Weinandy, padre americano e importante estudioso da teologia, afirmou que
Francisco já deu declarações ambíguas, que foram interpretadas erroneamente por
bispos e cardeais que “querem implementar o ensino equivocado dentro de suas
dioceses”.
O padre e autor
australiano Brian Harrison revelou que foi convidado a assinar a carta, mas se
recusou a fazê-lo porque acreditava ser injusto acusar o papa sem antes
deixá-lo se defender.
“Eu recusei,
porque eu não acho que você pode julgar alguém – especialmente um papa! – de
ser um herege formal sem primeiro ouvir o que ele poderia ter a dizer em sua
autodefesa”, afirmou em um artigo.
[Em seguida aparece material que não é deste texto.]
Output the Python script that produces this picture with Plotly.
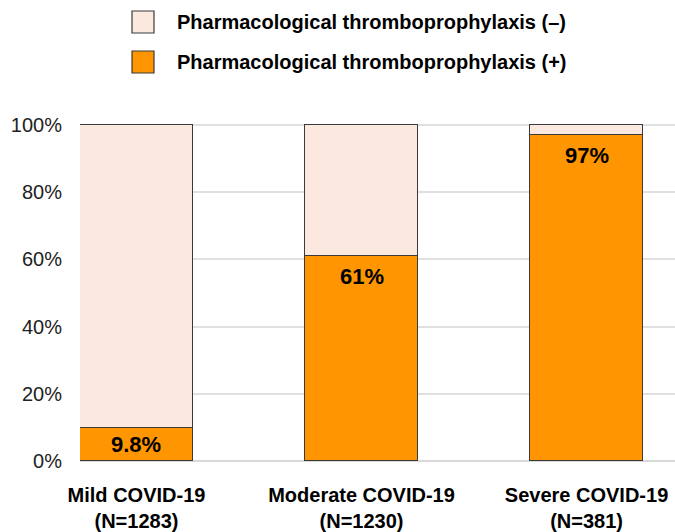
import plotly.graph_objects as go

categories = ["Mild COVID-19", "Moderate COVID-19", "Severe COVID-19"]
n_values = [1283, 1230, 381]
plus_pct = [0.098, 0.61, 0.97]
minus_pct = [1 - v for v in plus_pct]
plus_labels = ["9.8%", "61%", "97%"]
series_names = ["Pharmacological thromboprophylaxis (–)", "Pharmacological thromboprophylaxis (+)"]

ORANGE = "#FF9500"
PEACH = "#FBE9DF"
EDGE = "#3a3a3a"
FONT = "Liberation Sans, Arial, sans-serif"

tick_text = [f"<b>{c}</b><br><b>(N={n})</b>" for c, n in zip(categories, n_values)]
xpos = list(range(len(categories)))

fig = go.Figure()
fig.add_trace(go.Bar(
    x=xpos, y=plus_pct, name=series_names[1], width=0.502,
    marker=dict(color=ORANGE, line=dict(color=EDGE, width=1.2)),
    showlegend=False, hoverinfo="skip",
))
fig.add_trace(go.Bar(
    x=xpos, y=minus_pct, name=series_names[0], width=0.502,
    marker=dict(color=PEACH, line=dict(color=EDGE, width=1.2)),
    showlegend=False, hoverinfo="skip",
))

# value labels inside the orange segments (near the top, or centred if the segment is small)
for xi, v, lab in zip(xpos, plus_pct, plus_labels):
    fig.add_annotation(x=xi, y=max(v - 0.06, v / 2), text=f"<b>{lab}</b>",
                       showarrow=False, xanchor="center", yanchor="middle",
                       font=dict(size=22, color="#000", family=FONT))

# manual legend (large swatches as in the reference)
legend_items = [(series_names[0], PEACH), (series_names[1], ORANGE)]
for i, (name, col) in enumerate(legend_items):
    yc = 22 + i * 40
    fig.add_shape(type="rect", xref="paper", yref="paper",
                  x0=(132 - 80) / 595, x1=(154 - 80) / 595,
                  y0=(532 - 71 - (yc + 11)) / 346, y1=(532 - 71 - (yc - 11)) / 346,
                  fillcolor=col, line=dict(color=EDGE, width=1.2), layer="above")
    fig.add_annotation(xref="paper", yref="paper",
                       x=(175 - 80) / 595, y=(532 - 71 - yc) / 346,
                       xanchor="left", yanchor="middle", showarrow=False,
                       text=f"<b>{name}</b>",
                       font=dict(size=20, color="#000", family=FONT))

fig.update_layout(
    barmode="stack",
    width=675, height=532,
    margin=dict(l=80, r=0, t=115, b=71),
    paper_bgcolor="white", plot_bgcolor="white",
    font=dict(family=FONT, color="#222"),
    bargap=0,
)
fig.update_xaxes(
    range=[-0.251, 2.393], tickmode="array", tickvals=xpos, ticktext=tick_text,
    tickfont=dict(size=20, color="#000", family=FONT),
    showgrid=False, zeroline=False, showline=False, ticks="",
    ticklabelstandoff=20,
)
fig.update_yaxes(
    range=[0, 1.03], tickvals=[0, 0.2, 0.4, 0.6, 0.8, 1.0], tickformat=".0%",
    tickfont=dict(size=20, color="#222", family=FONT),
    showgrid=True, gridcolor="#e0e0e0", gridwidth=1.5,
    zeroline=True, zerolinecolor="#d9d9d9", zerolinewidth=1.5,
    showline=False, ticks="", ticklabelstandoff=17,
)

fig.write_html("out.html", config={"displayModeBar": False},
               post_script="document.body.style.margin='0';")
Francisco ainda não se pronunciou sobre o
caso.
Teólogos também
argumentaram que a ideia de que divorciados e recasados possam ser aceitos pela
Igreja já foi defendida anteriormente, inclusive pelo papa Bento XVI,
considerado por muitos mais conservador do que Francisco.
Em 1972, Joseph
Ratzinger, mais tarde Bento XVI, escreveu que o casamento é indissolúvel, mas
quando “um primeiro casamento se rompeu há já algum tempo” e de modo
irreparável, e quando “um segundo enlace se vem manifestando como uma realidade
moral e está presidido pela fé, especialmente no que concerne à educação dos
filhos” deve-se consentir com a comunhão. O alemão diz apenas que o processo
deve contar com o parecer do pároco e dos membros da comunidade.